Output nothing but the lines from the one with "Generate a web" through the one with "28.6, 28.2, 27.2];", including both. Leave the pictures out of the copy.

Stored dataset items
>>
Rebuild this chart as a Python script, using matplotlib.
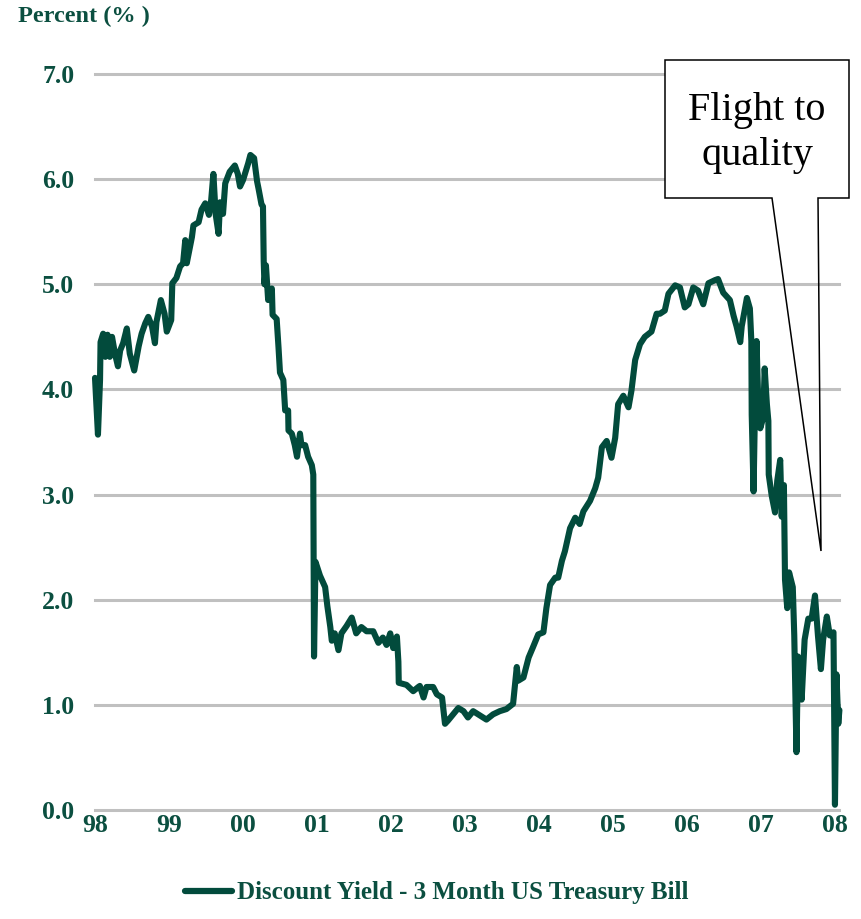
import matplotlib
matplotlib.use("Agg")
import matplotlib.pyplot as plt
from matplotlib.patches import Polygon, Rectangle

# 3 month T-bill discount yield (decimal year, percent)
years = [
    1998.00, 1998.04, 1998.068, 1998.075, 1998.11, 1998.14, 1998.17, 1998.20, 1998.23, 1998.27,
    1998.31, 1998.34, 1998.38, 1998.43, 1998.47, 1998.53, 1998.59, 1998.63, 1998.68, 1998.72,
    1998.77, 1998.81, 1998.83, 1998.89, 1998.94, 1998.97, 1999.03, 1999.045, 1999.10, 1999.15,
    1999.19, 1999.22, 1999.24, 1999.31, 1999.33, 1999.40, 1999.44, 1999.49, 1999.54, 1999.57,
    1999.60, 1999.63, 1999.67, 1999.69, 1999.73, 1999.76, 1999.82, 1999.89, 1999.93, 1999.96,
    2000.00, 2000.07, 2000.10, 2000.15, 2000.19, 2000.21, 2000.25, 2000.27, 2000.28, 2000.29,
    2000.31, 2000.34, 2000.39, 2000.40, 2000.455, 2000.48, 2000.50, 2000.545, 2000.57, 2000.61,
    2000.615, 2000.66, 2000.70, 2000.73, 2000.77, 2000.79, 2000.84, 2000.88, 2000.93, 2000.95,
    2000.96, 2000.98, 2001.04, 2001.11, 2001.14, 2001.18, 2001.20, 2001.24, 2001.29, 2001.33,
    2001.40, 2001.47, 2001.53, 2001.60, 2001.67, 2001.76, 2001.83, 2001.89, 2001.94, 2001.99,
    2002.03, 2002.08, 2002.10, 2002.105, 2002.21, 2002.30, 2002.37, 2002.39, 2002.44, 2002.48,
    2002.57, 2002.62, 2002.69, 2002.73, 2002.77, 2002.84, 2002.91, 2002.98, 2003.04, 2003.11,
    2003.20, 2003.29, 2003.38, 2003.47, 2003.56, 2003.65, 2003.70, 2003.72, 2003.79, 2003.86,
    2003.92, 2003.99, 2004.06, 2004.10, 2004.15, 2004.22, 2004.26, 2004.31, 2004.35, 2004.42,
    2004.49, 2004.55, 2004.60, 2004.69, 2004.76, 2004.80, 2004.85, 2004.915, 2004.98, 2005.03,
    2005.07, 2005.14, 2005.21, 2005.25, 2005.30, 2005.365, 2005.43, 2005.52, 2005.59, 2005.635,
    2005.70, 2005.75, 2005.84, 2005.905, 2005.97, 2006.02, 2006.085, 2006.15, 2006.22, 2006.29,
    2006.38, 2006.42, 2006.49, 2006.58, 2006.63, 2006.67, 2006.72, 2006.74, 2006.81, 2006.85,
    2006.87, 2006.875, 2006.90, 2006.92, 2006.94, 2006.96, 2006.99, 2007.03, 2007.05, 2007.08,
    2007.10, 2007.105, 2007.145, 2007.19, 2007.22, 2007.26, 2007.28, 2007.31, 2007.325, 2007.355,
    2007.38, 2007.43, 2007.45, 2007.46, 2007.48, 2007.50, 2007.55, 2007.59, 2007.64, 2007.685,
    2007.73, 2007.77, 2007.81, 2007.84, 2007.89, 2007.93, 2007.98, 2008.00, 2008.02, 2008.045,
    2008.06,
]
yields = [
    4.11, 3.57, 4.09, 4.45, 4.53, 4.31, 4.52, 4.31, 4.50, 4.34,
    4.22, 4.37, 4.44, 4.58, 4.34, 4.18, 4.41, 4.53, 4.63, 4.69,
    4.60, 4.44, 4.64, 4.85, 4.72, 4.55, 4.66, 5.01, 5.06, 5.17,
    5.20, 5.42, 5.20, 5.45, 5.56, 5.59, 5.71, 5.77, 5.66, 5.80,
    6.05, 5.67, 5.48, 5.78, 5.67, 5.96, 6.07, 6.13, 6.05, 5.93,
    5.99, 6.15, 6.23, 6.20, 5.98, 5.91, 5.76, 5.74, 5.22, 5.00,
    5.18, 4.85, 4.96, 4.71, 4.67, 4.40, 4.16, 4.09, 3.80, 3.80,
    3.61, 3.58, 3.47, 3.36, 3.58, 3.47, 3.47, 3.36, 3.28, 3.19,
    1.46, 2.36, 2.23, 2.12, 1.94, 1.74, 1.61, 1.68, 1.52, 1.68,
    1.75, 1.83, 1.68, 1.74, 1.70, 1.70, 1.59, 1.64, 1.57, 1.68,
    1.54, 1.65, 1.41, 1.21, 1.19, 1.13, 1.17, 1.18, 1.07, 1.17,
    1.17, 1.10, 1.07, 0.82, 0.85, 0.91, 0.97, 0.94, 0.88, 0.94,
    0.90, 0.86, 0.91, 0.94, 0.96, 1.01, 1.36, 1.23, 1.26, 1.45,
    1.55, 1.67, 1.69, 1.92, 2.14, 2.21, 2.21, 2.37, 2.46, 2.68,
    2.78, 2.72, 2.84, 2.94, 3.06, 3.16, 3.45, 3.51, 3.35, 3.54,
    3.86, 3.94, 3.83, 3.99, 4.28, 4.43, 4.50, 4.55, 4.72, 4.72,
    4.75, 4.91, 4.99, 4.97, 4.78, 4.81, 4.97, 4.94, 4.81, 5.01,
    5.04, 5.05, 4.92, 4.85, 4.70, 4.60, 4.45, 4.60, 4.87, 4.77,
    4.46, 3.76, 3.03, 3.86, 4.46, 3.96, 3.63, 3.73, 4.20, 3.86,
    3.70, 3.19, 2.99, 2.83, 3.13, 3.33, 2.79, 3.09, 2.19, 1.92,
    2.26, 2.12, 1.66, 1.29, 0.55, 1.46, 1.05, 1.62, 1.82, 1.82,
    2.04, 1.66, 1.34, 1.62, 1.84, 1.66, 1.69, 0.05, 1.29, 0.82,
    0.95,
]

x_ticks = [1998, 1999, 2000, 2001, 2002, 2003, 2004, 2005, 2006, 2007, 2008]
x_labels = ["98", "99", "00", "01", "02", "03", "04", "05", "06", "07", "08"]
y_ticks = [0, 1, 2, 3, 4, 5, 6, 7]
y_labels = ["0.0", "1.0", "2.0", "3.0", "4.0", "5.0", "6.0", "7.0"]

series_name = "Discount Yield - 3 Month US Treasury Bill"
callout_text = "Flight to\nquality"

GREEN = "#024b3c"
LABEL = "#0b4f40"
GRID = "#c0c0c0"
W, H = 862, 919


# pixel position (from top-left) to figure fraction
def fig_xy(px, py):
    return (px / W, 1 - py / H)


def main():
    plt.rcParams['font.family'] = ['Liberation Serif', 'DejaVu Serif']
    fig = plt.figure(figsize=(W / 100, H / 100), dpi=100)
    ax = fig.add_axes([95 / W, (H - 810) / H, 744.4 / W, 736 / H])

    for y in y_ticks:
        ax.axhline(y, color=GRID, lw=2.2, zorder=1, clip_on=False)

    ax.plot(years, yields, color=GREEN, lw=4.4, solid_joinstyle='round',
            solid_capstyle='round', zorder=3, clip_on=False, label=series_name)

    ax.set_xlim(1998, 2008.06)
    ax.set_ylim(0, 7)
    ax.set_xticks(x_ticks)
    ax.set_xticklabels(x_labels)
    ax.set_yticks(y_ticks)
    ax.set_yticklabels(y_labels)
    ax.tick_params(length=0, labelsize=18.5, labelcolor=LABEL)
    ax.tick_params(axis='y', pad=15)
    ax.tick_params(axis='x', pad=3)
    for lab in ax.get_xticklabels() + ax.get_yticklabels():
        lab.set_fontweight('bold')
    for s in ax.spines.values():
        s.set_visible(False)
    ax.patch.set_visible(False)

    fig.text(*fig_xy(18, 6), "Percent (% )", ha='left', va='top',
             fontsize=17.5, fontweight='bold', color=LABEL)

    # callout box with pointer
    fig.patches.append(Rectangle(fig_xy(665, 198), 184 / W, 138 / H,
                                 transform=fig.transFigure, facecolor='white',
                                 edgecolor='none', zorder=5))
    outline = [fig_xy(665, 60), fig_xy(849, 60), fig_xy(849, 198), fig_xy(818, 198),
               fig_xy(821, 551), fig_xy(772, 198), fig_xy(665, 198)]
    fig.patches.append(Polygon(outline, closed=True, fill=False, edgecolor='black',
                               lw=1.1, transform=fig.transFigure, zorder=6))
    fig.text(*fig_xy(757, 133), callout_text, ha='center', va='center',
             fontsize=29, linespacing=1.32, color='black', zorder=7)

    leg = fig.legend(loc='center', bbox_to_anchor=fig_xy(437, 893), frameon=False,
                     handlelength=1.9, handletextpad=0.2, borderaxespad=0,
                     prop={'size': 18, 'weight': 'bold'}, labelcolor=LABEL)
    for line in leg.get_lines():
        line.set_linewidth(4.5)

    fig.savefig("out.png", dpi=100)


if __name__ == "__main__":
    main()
<<
>>
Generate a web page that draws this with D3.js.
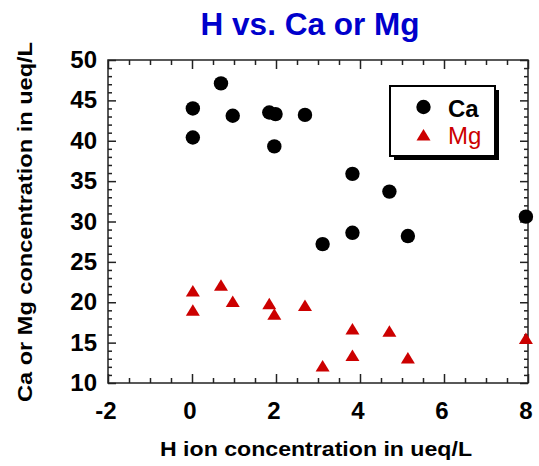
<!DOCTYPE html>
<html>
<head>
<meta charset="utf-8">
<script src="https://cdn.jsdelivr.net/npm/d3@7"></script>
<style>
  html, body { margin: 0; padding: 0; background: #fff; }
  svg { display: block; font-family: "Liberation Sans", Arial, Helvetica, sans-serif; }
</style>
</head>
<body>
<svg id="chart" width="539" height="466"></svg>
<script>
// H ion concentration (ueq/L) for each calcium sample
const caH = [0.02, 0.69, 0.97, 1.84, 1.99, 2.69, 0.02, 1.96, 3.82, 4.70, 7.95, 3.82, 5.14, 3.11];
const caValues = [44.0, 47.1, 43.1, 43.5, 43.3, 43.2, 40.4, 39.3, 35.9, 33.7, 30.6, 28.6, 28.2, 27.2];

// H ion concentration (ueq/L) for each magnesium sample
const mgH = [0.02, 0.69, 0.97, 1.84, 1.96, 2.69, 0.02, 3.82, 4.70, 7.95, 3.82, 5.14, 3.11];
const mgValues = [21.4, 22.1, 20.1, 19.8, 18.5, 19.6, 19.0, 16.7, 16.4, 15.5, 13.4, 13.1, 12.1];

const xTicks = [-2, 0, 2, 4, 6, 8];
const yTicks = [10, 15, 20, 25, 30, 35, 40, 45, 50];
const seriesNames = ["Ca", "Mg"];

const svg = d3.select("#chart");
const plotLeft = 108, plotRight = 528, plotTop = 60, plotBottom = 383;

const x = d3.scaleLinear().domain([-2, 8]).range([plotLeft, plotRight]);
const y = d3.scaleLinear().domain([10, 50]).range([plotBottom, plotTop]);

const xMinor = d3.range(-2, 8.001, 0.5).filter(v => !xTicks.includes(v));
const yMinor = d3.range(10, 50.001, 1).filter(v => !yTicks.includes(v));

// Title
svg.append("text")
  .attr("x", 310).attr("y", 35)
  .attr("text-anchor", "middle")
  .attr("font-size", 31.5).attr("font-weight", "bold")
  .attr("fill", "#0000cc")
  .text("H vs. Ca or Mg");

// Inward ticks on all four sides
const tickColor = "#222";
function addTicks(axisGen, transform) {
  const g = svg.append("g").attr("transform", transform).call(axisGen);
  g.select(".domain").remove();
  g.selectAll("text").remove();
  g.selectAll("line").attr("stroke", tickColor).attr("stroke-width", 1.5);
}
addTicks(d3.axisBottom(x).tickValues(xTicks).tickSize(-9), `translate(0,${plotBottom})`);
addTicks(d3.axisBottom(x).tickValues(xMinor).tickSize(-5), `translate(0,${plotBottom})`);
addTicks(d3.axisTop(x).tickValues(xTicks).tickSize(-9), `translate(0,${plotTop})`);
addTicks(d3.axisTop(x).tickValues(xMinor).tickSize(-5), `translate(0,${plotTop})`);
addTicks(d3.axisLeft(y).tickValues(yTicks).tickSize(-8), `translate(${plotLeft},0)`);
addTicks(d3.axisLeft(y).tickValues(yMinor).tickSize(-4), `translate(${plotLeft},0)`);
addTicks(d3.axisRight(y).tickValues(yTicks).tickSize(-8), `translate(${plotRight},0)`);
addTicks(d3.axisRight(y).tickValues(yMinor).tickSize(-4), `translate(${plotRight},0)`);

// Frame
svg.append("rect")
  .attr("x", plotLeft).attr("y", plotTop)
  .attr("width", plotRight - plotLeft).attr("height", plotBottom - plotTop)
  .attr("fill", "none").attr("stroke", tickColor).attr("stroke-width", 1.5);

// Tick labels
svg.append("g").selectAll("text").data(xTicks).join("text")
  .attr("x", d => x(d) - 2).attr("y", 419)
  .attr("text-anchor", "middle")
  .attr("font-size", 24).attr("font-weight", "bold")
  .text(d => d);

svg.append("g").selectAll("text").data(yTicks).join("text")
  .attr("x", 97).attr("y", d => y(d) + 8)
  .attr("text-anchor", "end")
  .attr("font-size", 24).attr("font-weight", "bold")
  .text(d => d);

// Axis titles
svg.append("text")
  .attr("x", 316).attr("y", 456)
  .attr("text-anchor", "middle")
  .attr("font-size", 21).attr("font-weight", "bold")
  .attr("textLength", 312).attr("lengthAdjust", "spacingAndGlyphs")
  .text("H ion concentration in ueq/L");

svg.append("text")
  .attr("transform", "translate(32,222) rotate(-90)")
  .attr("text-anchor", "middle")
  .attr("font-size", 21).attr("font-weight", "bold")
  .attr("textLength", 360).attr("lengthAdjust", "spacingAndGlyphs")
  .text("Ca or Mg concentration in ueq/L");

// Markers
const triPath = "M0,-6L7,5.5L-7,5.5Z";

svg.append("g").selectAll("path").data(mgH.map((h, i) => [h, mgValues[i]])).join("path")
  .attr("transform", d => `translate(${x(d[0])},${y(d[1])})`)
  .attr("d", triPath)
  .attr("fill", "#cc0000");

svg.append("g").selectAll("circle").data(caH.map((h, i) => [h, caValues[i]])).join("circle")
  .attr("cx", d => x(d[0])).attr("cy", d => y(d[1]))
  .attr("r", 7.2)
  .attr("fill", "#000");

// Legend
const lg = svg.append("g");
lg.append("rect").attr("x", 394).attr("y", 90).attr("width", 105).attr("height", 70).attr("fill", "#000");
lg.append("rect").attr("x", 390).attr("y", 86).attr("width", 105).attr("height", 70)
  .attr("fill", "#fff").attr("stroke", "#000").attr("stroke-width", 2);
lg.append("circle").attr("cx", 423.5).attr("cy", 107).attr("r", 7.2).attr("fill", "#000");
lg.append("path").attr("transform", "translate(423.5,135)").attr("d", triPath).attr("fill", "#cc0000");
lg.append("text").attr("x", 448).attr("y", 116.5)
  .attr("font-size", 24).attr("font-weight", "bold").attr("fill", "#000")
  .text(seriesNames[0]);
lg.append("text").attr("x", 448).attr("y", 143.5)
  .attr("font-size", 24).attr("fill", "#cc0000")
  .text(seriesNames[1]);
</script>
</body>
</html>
<<
Result —
Generate a web page that draws this with D3.js.
<!DOCTYPE html>
<html>
<head>
<meta charset="utf-8">
<script src="https://cdn.jsdelivr.net/npm/d3@7"></script>
<style>
  html, body { margin: 0; padding: 0; background: #fff; }
  svg { display: block; font-family: "Liberation Sans", Arial, Helvetica, sans-serif; }
</style>
</head>
<body>
<svg id="chart" width="539" height="466"></svg>
<script>
// H ion concentration (ueq/L) for each calcium sample
const caH = [0.02, 0.69, 0.97, 1.84, 1.99, 2.69, 0.02, 1.96, 3.82, 4.70, 7.95, 3.82, 5.14, 3.11];
const caValues = [44.0, 47.1, 43.1, 43.5, 43.3, 43.2, 40.4, 39.3, 35.9, 33.7, 30.6, 28.6, 28.2, 27.2];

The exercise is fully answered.